1. The paper was in English and it was from a lab in Switzerland. Switzerland has French as an official language, but other than that there was nothing French about this. (I'm pretty sure that lab operates in English).
2. You have to train the computer to recognize certain patterns of brainwaves and train the user to make those brainwaves when they wish to do a certain function. Therefore this is not capable of mind reading unless you train the computer to recognize and distinguish between the brain-waves associated with every thought (or thought-fragment) the participant might ever have. People are working on this (sorry, I don't know how to do html tags).
http://www.npr.org/2011/05/12/135598390/mind-reading-technology-turns-thought-into-action
3. You should conceptually dissociate the brain-waves from the robot. The voluntary modulation of brain waves can be used to control anything, if that thing can accept (up to 3-d, currently) analog input. One application is a robot. I've seen this used to control robotic arms, wheelchairs, videogames (pong, space invaders, doom), lighting, movies, toys, just about anything you can do with a joystick. Really, all they are doing here is creating a virtual joystick in the computer and having that virtual joystick control the robot.
4. Brain control is currently very slow. When the application has intelligence, then the amount that you can accomplish with the relatively slow brainwave input increases as you relinquish control from the participant to the robot AI. For example, it takes a lot less effort to tell a robot you are thirsty and have the robot move to the fridge, open the fridge, retrieve a beer, close the fridge, open the beer, poor it into a glass, put a straw in the glass, bring the glass to you, and put the straw in your mouth (I skipped a lot of steps) than it is to have the user mentally control the robot while it does all of those tasks. But then what happens when the robot can't find the straws? The same is true if you have a joystick with a 'thirsty' button or if you have a joystick that operates every movement of the robot.
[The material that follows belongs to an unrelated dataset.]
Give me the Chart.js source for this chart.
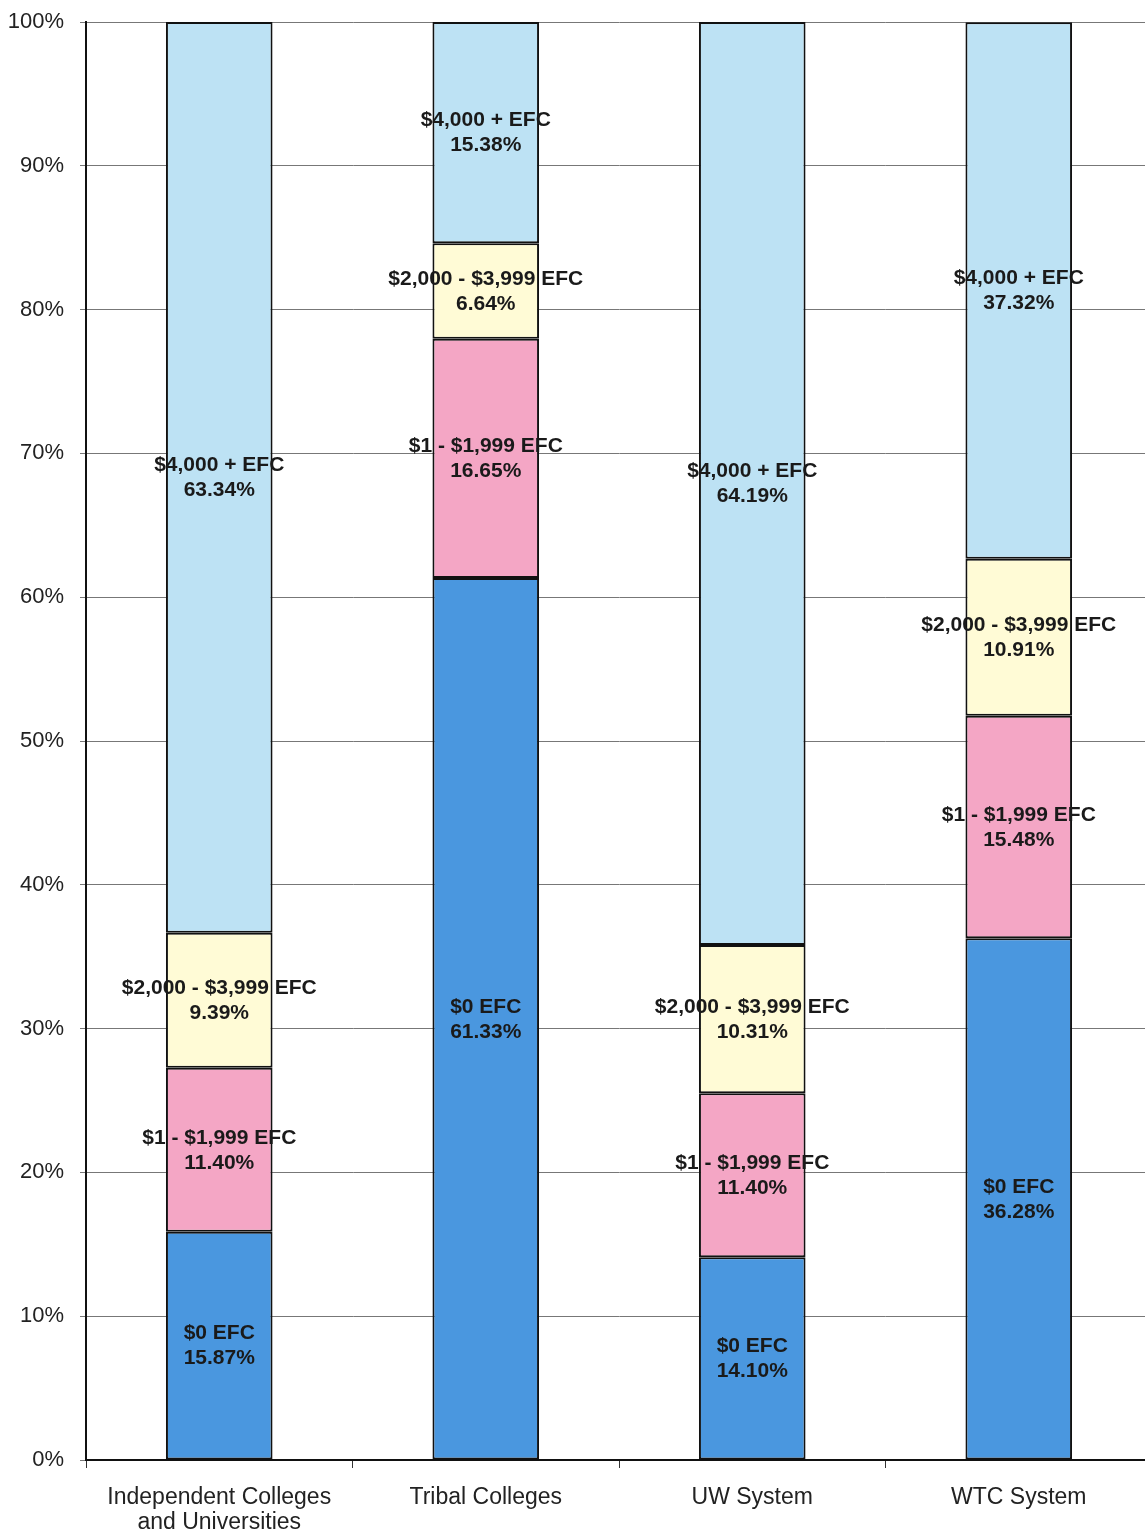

5. The brain isn't really designed for smooth continuous movements. A lot of that comes from other parts of the nervous system, like the brainstem, the cerebellum, and the spinal cord. Intelligent robots might not need smooth continuous input. However, your dreams of nimbly controlling an exoskeleton in outer-space battles might require more than having electrodes in a cap on the outside of your head, it will likely require electrodes inside your head, spine, brainstem or some other amazing technology that doesn't yet exist.